Отказываясь от Большого, Магомаев на самом деле думал так: «Не мог же я сказать, что Большой театр — пучина, что я не буду там первым. Я понимал, что если приду туда, то ко мне будут относиться как к мальчику из Баку, который подает надежды. Коллеги начнут есть поедом, то есть будут интриги, а старики примутся советовать, что петь и как петь. А потом — в главном театре страны сразу придется входить в советский репертуар, который я, воспитанный на оперной классике, терпеть не могу». Короче говоря, история повторилась. Лучше быть первым в Баку, чем вторым, третьим где бы то ни было…
Уговаривали Магомаева и родственники, обосновывая это тем, что его отпускает в Москву сам первый секретарь компартии Азербайджана товарищ Ахундов.
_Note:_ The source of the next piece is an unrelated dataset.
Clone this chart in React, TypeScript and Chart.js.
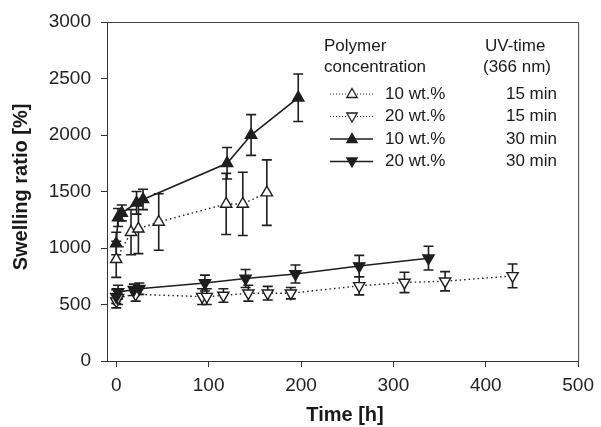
import React, { useEffect, useRef } from 'react';
import { Chart, registerables } from 'chart.js';
Chart.register(...registerables);

// 10 wt.%, 15 min (open up triangles)
const timeOpenUp = [0, 16, 24, 46, 119, 137, 163];
const valueOpenUp = [900, 1140, 1170, 1230, 1390, 1390, 1490];
const errOpenUp = [160, 200, 220, 250, 270, 280, 290];

// 20 wt.%, 15 min (open down triangles)
const timeOpenDown = [0, 2, 21, 93, 98, 116, 143, 164, 189, 263, 312, 356, 429];
const valueOpenDown = [530, 560, 590, 570, 570, 580, 600, 600, 600, 665, 695, 706, 753];
const errOpenDown = [60, 60, 60, 70, 70, 60, 70, 60, 50, 80, 90, 85, 105];

// 10 wt.%, 30 min (filled up triangles)
const timeFilledUp = [0, 2, 6, 22, 29, 120, 146, 197];
const valueFilledUp = [1040, 1270, 1310, 1400, 1430, 1750, 2000, 2330];
const errFilledUp = [100, 80, 70, 100, 90, 140, 180, 210];

// 20 wt.%, 30 min (filled down triangles)
const timeFilledDown = [0, 2, 19, 25, 96, 140, 194, 263, 338];
const valueFilledDown = [570, 610, 630, 640, 690, 730, 770, 840, 910];
const errFilledDown = [60, 60, 50, 50, 70, 80, 80, 95, 105];

const xTicks = [0, 100, 200, 300, 400, 500];
const yTicks = [0, 500, 1000, 1500, 2000, 2500, 3000];

const legendHeader = ['Polymer', 'concentration'];
const legendHeaderUV = ['UV-time', '(366 nm)'];
const legendConc = ['10 wt.%', '20 wt.%', '10 wt.%', '20 wt.%'];
const legendUV = ['15 min', '15 min', '30 min', '30 min'];

const INK = '#1e1e1e';
const FONT = "'Liberation Sans', Arial, Helvetica, sans-serif";

export default function App() {
  const ref = useRef<HTMLCanvasElement>(null);

  useEffect(() => {
    const canvas = ref.current!;
    const mk = (t: number[], v: number[], e: number[]) =>
      t.map((x, i) => ({ x, y: v[i], e: e[i] }));

    const errorBars = {
      id: 'errorBars',
      beforeDatasetsDraw(chart: any) {
        const { ctx } = chart;
        const xs = chart.scales.x;
        const ys = chart.scales.y;
        ctx.save();
        ctx.strokeStyle = INK;
        ctx.lineWidth = 1.6;
        chart.data.datasets.forEach((ds: any) => {
          ds.data.forEach((p: any) => {
            const px = xs.getPixelForValue(p.x);
            const top = ys.getPixelForValue(p.y + p.e);
            const bot = ys.getPixelForValue(p.y - p.e);
            ctx.beginPath();
            ctx.moveTo(px, top);
            ctx.lineTo(px, bot);
            ctx.moveTo(px - 5, top);
            ctx.lineTo(px + 5, top);
            ctx.moveTo(px - 5, bot);
            ctx.lineTo(px + 5, bot);
            ctx.stroke();
          });
        });
        ctx.restore();
      },
    };

    const tri = (ctx: any, x: number, y: number, r: number, down: boolean, filled: boolean) => {
      const s = down ? -1 : 1;
      ctx.beginPath();
      ctx.moveTo(x, y - s * r);
      ctx.lineTo(x + r * 0.866, y + s * r * 0.5);
      ctx.lineTo(x - r * 0.866, y + s * r * 0.5);
      ctx.closePath();
      ctx.fillStyle = filled ? INK : '#fff';
      ctx.fill();
      ctx.stroke();
    };

    const decor = {
      id: 'decor',
      afterDraw(chart: any) {
        const { ctx, chartArea: a } = chart;
        ctx.save();
        // frame top and right
        ctx.strokeStyle = '#444';
        ctx.lineWidth = 1;
        ctx.beginPath();
        ctx.moveTo(a.left, a.top + 0.5);
        ctx.lineTo(a.right + 0.5, a.top + 0.5);
        ctx.lineTo(a.right + 0.5, a.bottom);
        ctx.stroke();

        // axis titles
        ctx.fillStyle = '#1a1a1a';
        ctx.font = `bold 20px ${FONT}`;
        ctx.textAlign = 'center';
        ctx.textBaseline = 'middle';
        ctx.fillText('Time [h]', 345, 415);
        ctx.save();
        ctx.translate(21, 187);
        ctx.rotate(-Math.PI / 2);
        ctx.fillText('Swelling ratio [%]', 0, 0);
        ctx.restore();

        // legend
        ctx.font = `17px ${FONT}`;
        ctx.textAlign = 'left';
        ctx.fillText(legendHeader[0], 324, 46);
        ctx.fillText(legendHeader[1], 324, 67);
        ctx.fillText(legendHeaderUV[0], 485, 46);
        ctx.fillText(legendHeaderUV[1], 483, 67);
        const rows = [94, 116.5, 139, 161.5];
        const styles = [
          { down: false, filled: false, dash: true },
          { down: true, filled: false, dash: true },
          { down: false, filled: true, dash: false },
          { down: true, filled: true, dash: false },
        ];
        rows.forEach((ry, i) => {
          const st = styles[i];
          ctx.strokeStyle = INK;
          ctx.lineWidth = st.dash ? 1 : 1.6;
          ctx.setLineDash(st.dash ? [1, 2] : []);
          ctx.beginPath();
          ctx.moveTo(330, ry);
          ctx.lineTo(373, ry);
          ctx.stroke();
          ctx.setLineDash([]);
          ctx.lineWidth = 1.3;
          tri(ctx, 352, ry + (st.down ? -0.5 : 0.5), 6, st.down, st.filled);
          ctx.fillStyle = '#1a1a1a';
          ctx.textAlign = 'left';
          ctx.fillText(legendConc[i], 385, ry);
          ctx.textAlign = 'right';
          ctx.fillText(legendUV[i], 557, ry);
        });
        ctx.restore();
      },
    };

    const common = {
      showLine: true,
      borderColor: INK,
      pointBorderColor: INK,
      pointBorderWidth: 1.4,
      pointRadius: 6.5,
      pointHoverRadius: 6.5,
      pointStyle: 'triangle',
    };

    const chart = new Chart(canvas, {
      type: 'scatter',
      data: {
        datasets: [
          {
            ...common,
            label: '10 wt.% 30 min',
            data: mk(timeFilledUp, valueFilledUp, errFilledUp),
            borderWidth: 1.6,
            pointBackgroundColor: INK,
          },
          {
            ...common,
            label: '20 wt.% 30 min',
            data: mk(timeFilledDown, valueFilledDown, errFilledDown),
            borderWidth: 1.6,
            pointBackgroundColor: INK,
            pointRotation: 180,
          },
          {
            ...common,
            label: '10 wt.% 15 min',
            data: mk(timeOpenUp, valueOpenUp, errOpenUp),
            borderWidth: 1.4,
            borderDash: [1.5, 3],
            pointBackgroundColor: '#fff',
          },
          {
            ...common,
            label: '20 wt.% 15 min',
            data: mk(timeOpenDown, valueOpenDown, errOpenDown),
            borderWidth: 1.4,
            borderDash: [1.5, 3],
            pointBackgroundColor: '#fff',
            pointRotation: 180,
          },
        ] as any,
      },
      options: {
        animation: false,
        responsive: false,
        devicePixelRatio: 1,
        layout: { padding: { top: 22, right: 20, left: 0, bottom: 0 } },
        plugins: { legend: { display: false }, tooltip: { enabled: false } },
        scales: {
          x: {
            type: 'linear',
            min: -10,
            max: 500,
            afterBuildTicks: (s: any) => {
              s.ticks = xTicks.map((v) => ({ value: v }));
            },
            afterFit: (s: any) => {
              s.height = 66;
            },
            grid: {
              drawOnChartArea: false,
              drawTicks: true,
              tickLength: 6,
              tickColor: '#333',
              tickWidth: 1,
            },
            border: { display: true, color: '#333', width: 1 },
            ticks: {
              color: '#222',
              font: { family: FONT, size: 19 },
              padding: 7,
              maxRotation: 0,
              callback: (v: any) => String(v),
            },
          },
          y: {
            type: 'linear',
            min: 0,
            max: 3000,
            afterBuildTicks: (s: any) => {
              s.ticks = yTicks.map((v) => ({ value: v }));
            },
            afterFit: (s: any) => {
              s.width = 107;
            },
            grid: {
              drawOnChartArea: false,
              drawTicks: true,
              tickLength: 6,
              tickColor: '#333',
              tickWidth: 1,
            },
            border: { display: true, color: '#333', width: 1 },
            ticks: {
              color: '#222',
              font: { family: FONT, size: 19 },
              padding: 10,
              callback: (v: any) => String(v),
            },
          },
        },
      } as any,
      plugins: [errorBars, decor],
    });
    return () => chart.destroy();
  }, []);

  return (
    <div style={{ position: 'absolute', left: 0, top: 0, width: 601, height: 427, background: '#fff' }}>
      <canvas ref={ref} width={601} height={427} style={{ width: 601, height: 427, display: 'block' }} />
    </div>
  );
}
Слово «отпускает» очень характерно отражает повседневность эпохи — ведь человек не птица в клетке, которую выпускают. А на самом деле выпускали из одной клетки, чтобы посадить в другую…
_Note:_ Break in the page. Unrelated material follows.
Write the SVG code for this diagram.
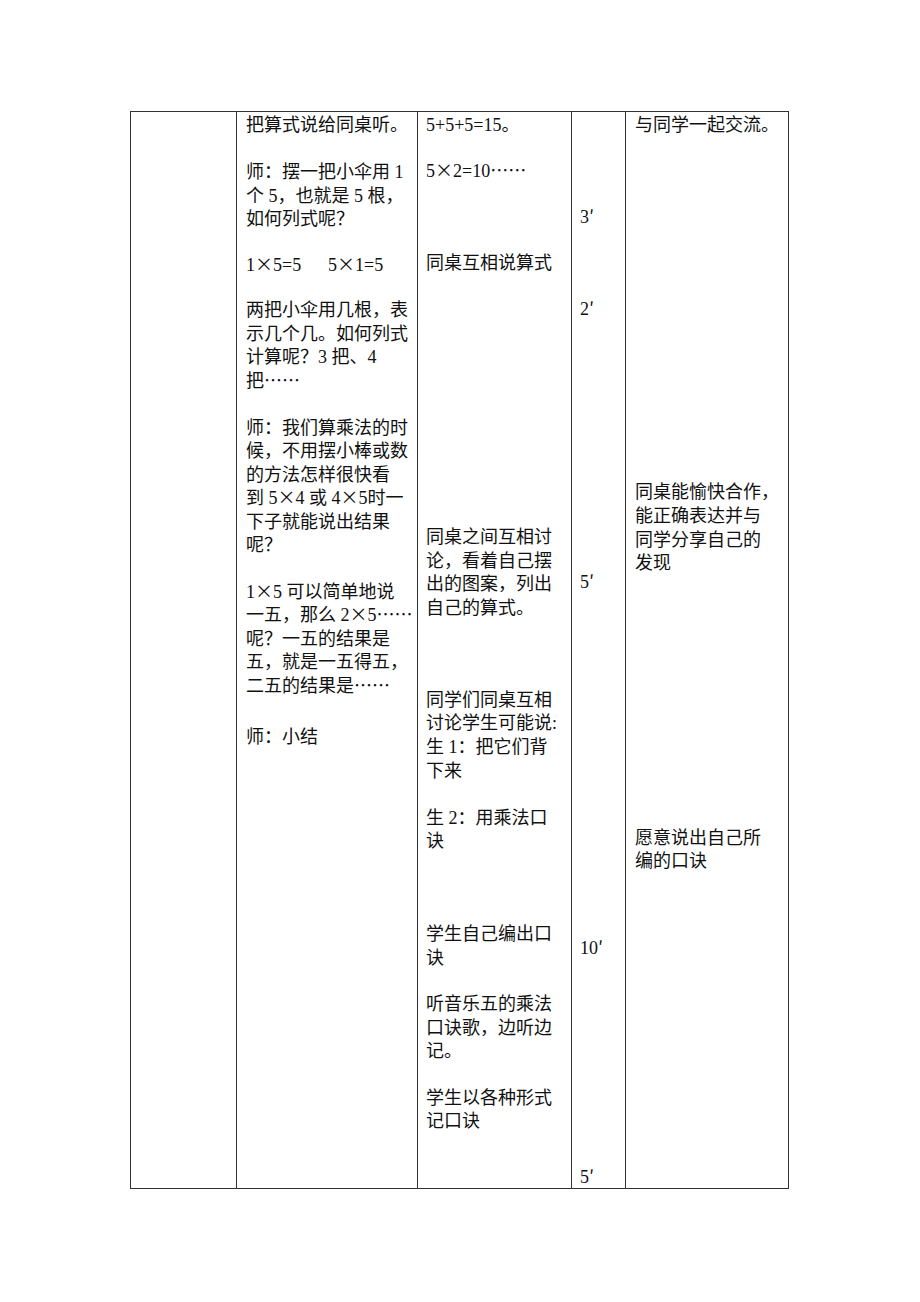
<svg xmlns="http://www.w3.org/2000/svg" width="920" height="1302" viewBox="0 0 920 1302">
<style>
.g{stroke:#333;stroke-width:1;fill:none}
text{font-family:"Liberation Serif","Noto Sans CJK SC",serif;font-size:18px;fill:#111}
.c{font-family:"Noto Sans CJK SC",sans-serif}
</style>
<rect width="920" height="1302" fill="#fff"/>
<g id="table">
<rect class="g" x="130.5" y="111.5" width="658" height="1077"/>
<line class="g" x1="236.5" y1="111" x2="236.5" y2="1188"/>
<line class="g" x1="417.5" y1="111" x2="417.5" y2="1188"/>
<line class="g" x1="571.5" y1="111" x2="571.5" y2="1188"/>
<line class="g" x1="625.5" y1="111" x2="625.5" y2="1188"/>
</g>
<g id="col2">
<text x="246" y="131">把算式说给同桌听。</text>
<text x="246" y="178">师：摆一把小伞用 1</text>
<text x="246" y="202">个 5，也就是 5 根，</text>
<text x="246" y="225">如何列式呢？</text>
<text x="246" y="271">1<tspan class="c">×</tspan>5=5<tspan x="328">5</tspan><tspan class="c">×</tspan>1=5</text>
<text x="246" y="316">两把小伞用几根，表</text>
<text x="246" y="340">示几个几。如何列式</text>
<text x="246" y="363">计算呢？3 把、4</text>
<text x="246" y="387">把<tspan class="c">……</tspan></text>
<text x="246" y="434">师：我们算乘法的时</text>
<text x="246" y="457">候，不用摆小棒或数</text>
<text x="246" y="481">的方法怎样很快看</text>
<text x="246" y="504">到 5<tspan class="c">×</tspan>4 或 4<tspan class="c">×</tspan>5时一</text>
<text x="246" y="528">下子就能说出结果</text>
<text x="246" y="551">呢？</text>
<text x="246" y="598">1<tspan class="c">×</tspan>5 可以简单地说</text>
<text x="246" y="621">一五，那么 2<tspan class="c">×</tspan>5<tspan class="c">……</tspan></text>
<text x="246" y="645">呢？一五的结果是</text>
<text x="246" y="668">五，就是一五得五，</text>
<text x="246" y="692">二五的结果是<tspan class="c">……</tspan></text>
<text x="246" y="743">师：小结</text>
</g>
<g id="col3">
<text x="426" y="131">5+5+5=15。</text>
<text x="426" y="177">5<tspan class="c">×</tspan>2=10<tspan class="c">……</tspan></text>
<text x="426" y="269">同桌互相说算式</text>
<text x="426" y="543">同桌之间互相讨</text>
<text x="426" y="567">论，看着自己摆</text>
<text x="426" y="590">出的图案，列出</text>
<text x="426" y="614">自己的算式。</text>
<text x="426" y="706">同学们同桌互相</text>
<text x="426" y="729">讨论学生可能说:</text>
<text x="426" y="753">生 1：把它们背</text>
<text x="426" y="777">下来</text>
<text x="426" y="824">生 2：用乘法口</text>
<text x="426" y="847">诀</text>
<text x="426" y="940">学生自己编出口</text>
<text x="426" y="964">诀</text>
<text x="426" y="1010">听音乐五的乘法</text>
<text x="426" y="1034">口诀歌，边听边</text>
<text x="426" y="1057">记。</text>
<text x="426" y="1104">学生以各种形式</text>
<text x="426" y="1127">记口诀</text>
</g>
<g id="col4">
<text x="580" y="223">3<tspan class="c">′</tspan></text>
<text x="580" y="315">2<tspan class="c">′</tspan></text>
<text x="580" y="588">5<tspan class="c">′</tspan></text>
<text x="580" y="954">10<tspan class="c">′</tspan></text>
<text x="580" y="1183">5<tspan class="c">′</tspan></text>
</g>
<g id="col5">
<text x="635" y="131">与同学一起交流。</text>
<text x="635" y="498">同桌能愉快合作，</text>
<text x="635" y="522">能正确表达并与</text>
<text x="635" y="546">同学分享自己的</text>
<text x="635" y="569">发现</text>
<text x="635" y="844">愿意说出自己所</text>
<text x="635" y="867">编的口诀</text>
</g>
</svg>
А та декада 1963 года закончилась грандиозным концертом в Большом театре. Это был предпоследний год хрущёвского правления — сам Никита Сергеевич и его окружение присутствовали в зале, в правительственной ложе, где когда-то Сталин разговаривал с Рейзеном. Как и тогда, певца позвали в ложу, оказав огромную честь, только принимал его Хрущёв: «Просторная правительственная комната-гостиная наипервейшего нашего театра. Толкучка с фужерами и тарелками в руках — фуршет». Позвали покушать не только Магомаева, но и всю делегацию, он как молодой и скромный вперед не полез, вошел последним. Каким-то образом затесавшись в переполненное помещение, высокий Магомаев оказался рядом с бывшим ему по плечо Анастасом Микояном, не заметив его: «Молодой человек, Москву покорили и уже здороваться не хотите?» — «Извините, ради бога…» Получилось, как в фильме «Мимино»: «Здороваться надо, молодой человек!»
Наблюдения Магомаева позволяют сделать вывод, что ничего не изменилось за 30 лет в правительственной ложе: «Все вращалось вокруг Хрущёва: что бы ни делалось и ни говорилось, все старались угодить хозяину. Казалось, что собрались здесь не в знак дружбы двух великих народов, а исключительно ради Хрущёва. Ему то и дело подливали. Он раззадорился и перешел на воспоминания из военных лет. Никита Сергеевич любил козырнуть познаниями в разных сферах жизни. Хоть и дилетант, он умел подметить своим практическим умом ту или иную особенность, присущую предмету размышления. Азербайджанское музыкальное творчество держится на мугаме. А мугам — это такая экзотическая музыка, которая неискушенному слушателю может показаться рыданием. Все эти наши “зэнгюла” — трели с фальцетом, горловые и грудные рулады, перекаты — и вправду производят впечатление плача. И вот Никита Сергеевич стал рассказывать о том, как во время войны он встретил солдата-азербайджанца, который по вечерам, когда на передовой было спокойно, заводил свою песню-плач. “Слушай, что ты все время плачешь? — спрашивал я его. — Да нет, товарищ командующий, — отвечал боец, — я не плачу, а песню пою”. Тут Никита Сергеевич зашелся смехом и, сотрясая воздух коронным жестом — рукой со сжатым кулаком, — заключил свой рассказ: “Сегодня на концерте я понял, товарищи, что азербайджанцы действительно поют, а не просто плачут… Вот таков и будет мой тост во славу национального искусства”. — И хлоп очередную стопку».